Say your bike commute burns about 500 calories a day (about one hour of moderate biking for a 150-pound person). If you commute five days a week, you’ll burn 2500 calories—or enough to lose as many as two pounds a month with no changes in your diet.
If that’s not incentive enough, consider this: Riding a bike to work may make you eligible for a $20 monthly—up to $240 a year—tax credit. (A bill is now in the works to increase this to $40 a month.) Employers give you the credit in pre-tax dollars and in return can deduct the expense from their federal taxes. The money can be used toward a new bike, on repairs for an old one, or for parking and storage. Find out if other employees bike to work and talk to your boss about starting a reimbursement program. It may inspire some of your colleagues to leave their cars behind and join you in the bike lane.
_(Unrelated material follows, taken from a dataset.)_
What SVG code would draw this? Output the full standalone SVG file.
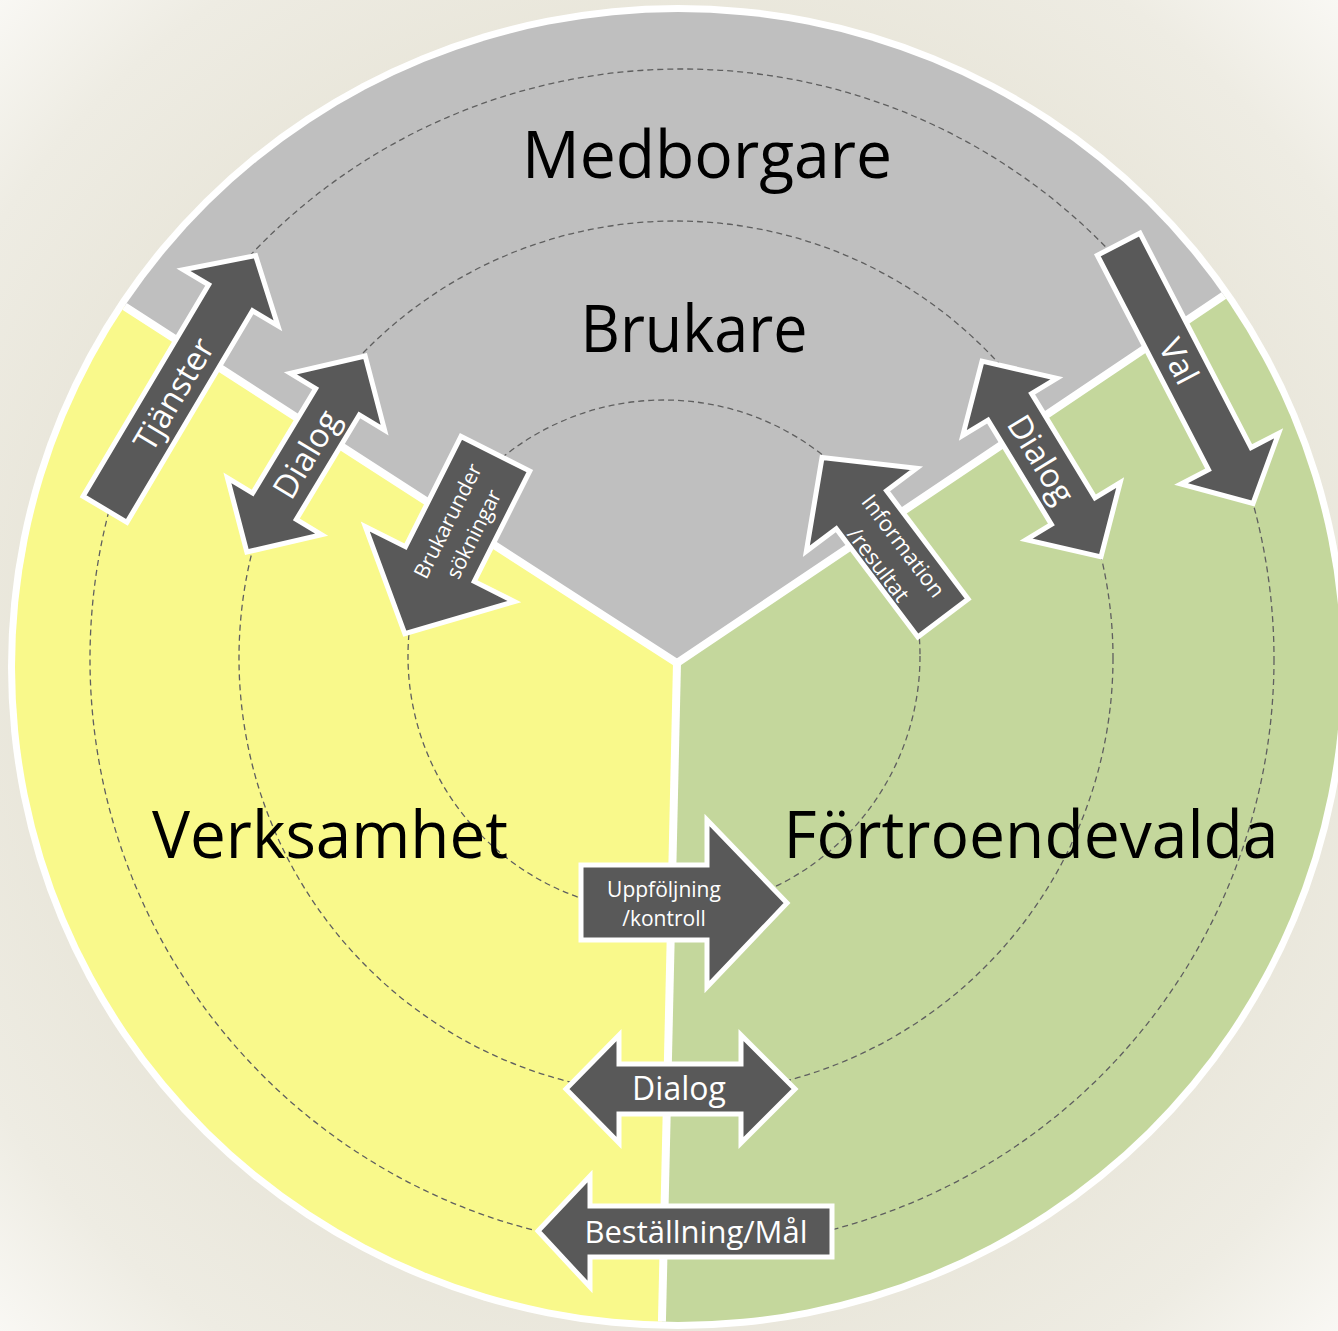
<svg xmlns="http://www.w3.org/2000/svg" width="1338" height="1331" viewBox="0 0 1338 1331">
<defs>
<radialGradient id="bg" cx="669" cy="665" r="945" gradientUnits="userSpaceOnUse">
<stop offset="0.6" stop-color="#e7e4d7"/>
<stop offset="0.85" stop-color="#eeece3"/>
<stop offset="1" stop-color="#f9f8f4"/>
</radialGradient>
<clipPath id="disc"><ellipse cx="678" cy="667" rx="663" ry="655"/></clipPath>
<style>
.arrow{fill:#595959;stroke:#fff;stroke-width:5;stroke-linejoin:miter}
.lbl{fill:#fff;font-family:"Open Sans","Liberation Sans",sans-serif;text-anchor:middle}
.big{fill:#000;font-family:"Open Sans","Liberation Sans",sans-serif;font-size:66px;text-anchor:middle}
.dash{fill:none;stroke:#5f5f5f;stroke-width:1.3;stroke-dasharray:6 4}
.sep{fill:none;stroke:#fff;stroke-width:8;stroke-linejoin:miter}
</style>
</defs>
<rect x="0" y="0" width="1338" height="1331" fill="url(#bg)"/>
<ellipse cx="678" cy="667" rx="670" ry="662" fill="#fff"/>
<g clip-path="url(#disc)">
<g id="medborgare-brukare">
<polygon points="677,663 -155,126 -155,-100 1500,-100 1494,114" fill="#bfbfbf"/>
</g>
<g id="verksamhet">
<polygon points="677,663 -155,126 -155,1500 659,1450" fill="#f9f98b"/>
</g>
<g id="fortroendevalda">
<polygon points="677,663 659,1450 1500,1500 1494,114" fill="#c4d79c"/>
</g>
<polyline class="sep" points="-155,126 677,663 1494,114"/>
<line class="sep" x1="677" y1="663" x2="659" y2="1450"/>
<g id="rings">
<circle class="dash" cx="664" cy="656" r="256"/>
<circle class="dash" cx="676" cy="658" r="437"/>
<ellipse class="dash" cx="682" cy="659" rx="592" ry="590"/>
</g>
</g>
<g id="labels">
<text class="big" x="707" y="178" textLength="370" lengthAdjust="spacingAndGlyphs">Medborgare</text>
<text class="big" x="694" y="352" textLength="227" lengthAdjust="spacingAndGlyphs">Brukare</text>
<text class="big" x="330" y="858" textLength="356" lengthAdjust="spacingAndGlyphs">Verksamhet</text>
<text class="big" x="1031" y="858" textLength="495" lengthAdjust="spacingAndGlyphs">Förtroendevalda</text>
</g>
<g id="connectors">
<g id="tjanster" transform="translate(104,511) rotate(-59.3)">
<polygon class="arrow" points="2,-25.5 248,-25.5 248,-55 297,0 248,55 248,25.5 2,25.5"/>
<text class="lbl" x="136" y="12" font-size="33">Tjänster</text>
</g>
<g id="dialog-left" transform="translate(306,454) rotate(-58.9)">
<polygon class="arrow" points="-114.5,0 -61,-55 -61,-25.5 61,-25.5 61,-55 114.5,0 61,55 61,25.5 -61,25.5 -61,55"/>
<text class="lbl" x="0" y="12" font-size="33">Dialog</text>
</g>
<g id="brukarundersokningar" transform="translate(496.5,451.5) rotate(116.7)">
<polygon class="arrow" points="2.5,-38.5 126,-38.5 126,-83.5 204,0 126,83.5 126,38.5 2.5,38.5"/>
<g transform="translate(84,0) rotate(180)">
<text class="lbl" x="0" y="-5" font-size="21">Brukarunder</text>
<text class="lbl" x="0" y="24" font-size="21">sökningar</text>
</g>
</g>
<g id="information" transform="translate(944.5,620) rotate(-127)">
<polygon class="arrow" points="2.5,-31.5 138,-31.5 138,-69 203.5,0 138,69 138,31.5 2.5,31.5"/>
<g transform="translate(84,0) rotate(180)">
<text class="lbl" x="0" y="-4" font-size="22">Information</text>
<text class="lbl" x="0" y="27" font-size="22">/resultat</text>
</g>
</g>
<g id="dialog-right" transform="translate(1041.5,459) rotate(58.7)">
<polygon class="arrow" points="-114.5,0 -61,-55 -61,-25.5 61,-25.5 61,-55 114.5,0 61,55 61,25.5 -61,25.5 -61,55"/>
<text class="lbl" x="0" y="12" font-size="33">Dialog</text>
</g>
<g id="val" transform="translate(1117.5,242) rotate(62.6)">
<polygon class="arrow" points="2.5,-24 244,-24 244,-55 294.5,0 244,55 244,24 2.5,24"/>
<text class="lbl" x="134" y="12" font-size="33">Val</text>
</g>
<g id="uppfoljning">
<polygon class="arrow" points="581,865 707,865 707,820 787,903 707,987 707,940 581,940"/>
<text class="lbl" x="664" y="897" font-size="21">Uppföljning</text>
<text class="lbl" x="664" y="926" font-size="21">/kontroll</text>
</g>
<g id="dialog-bottom">
<polygon class="arrow" points="566,1089 619,1035 619,1064 741,1064 741,1035 795,1089 741,1143 741,1114 619,1114 619,1143"/>
<text class="lbl" x="679" y="1100" font-size="32">Dialog</text>
</g>
<g id="bestallning">
<polygon class="arrow" points="538,1231 590,1176 590,1206 832,1206 832,1257 590,1257 590,1287"/>
<text class="lbl" x="696" y="1243" font-size="31">Beställning/Mål</text>
</g>
</g>
</svg>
Get your friends and family involved too. Currently, only about 15% of kids walk or bike to school. Work with officials in your community to make it safer and easier for more children to ride their bikes. Demand designated bike lanes in your city and coordinate shifts with other parents to chaperone trips to and from school or soccer practice.
For a really eco-friendly group activity, organize an outing for parents and kids to walk around a beach, lake, or park while carrying bags and picking up trash. Reward the team that collects the most garbage by day’s end.
Small changes at home can help as well. Tackle an out-of-control lawn or plant some flowers in your yard. Mowing and gardening can burn hundreds of calories an hour. Start off slowly and just enjoy being outside. Unplug your DVD player, turn off that video game, and burn some of your own energy by taking a walk or playing catch. Every minute you spend being physically active instead of using up electricity on your computer or TV improves your health—and the planet’s. You can miss The Price Is Right a few mornings a week to do something good for yourself and the environment.
Some gyms and college campuses are taking the green-health idea even further. At the University of Oregon, 20 elliptical machines now generate a portion of the electricity for the buildings that house them. The amount of power the workout equipment produces is small, but at the very least, it’s a step in the right direction.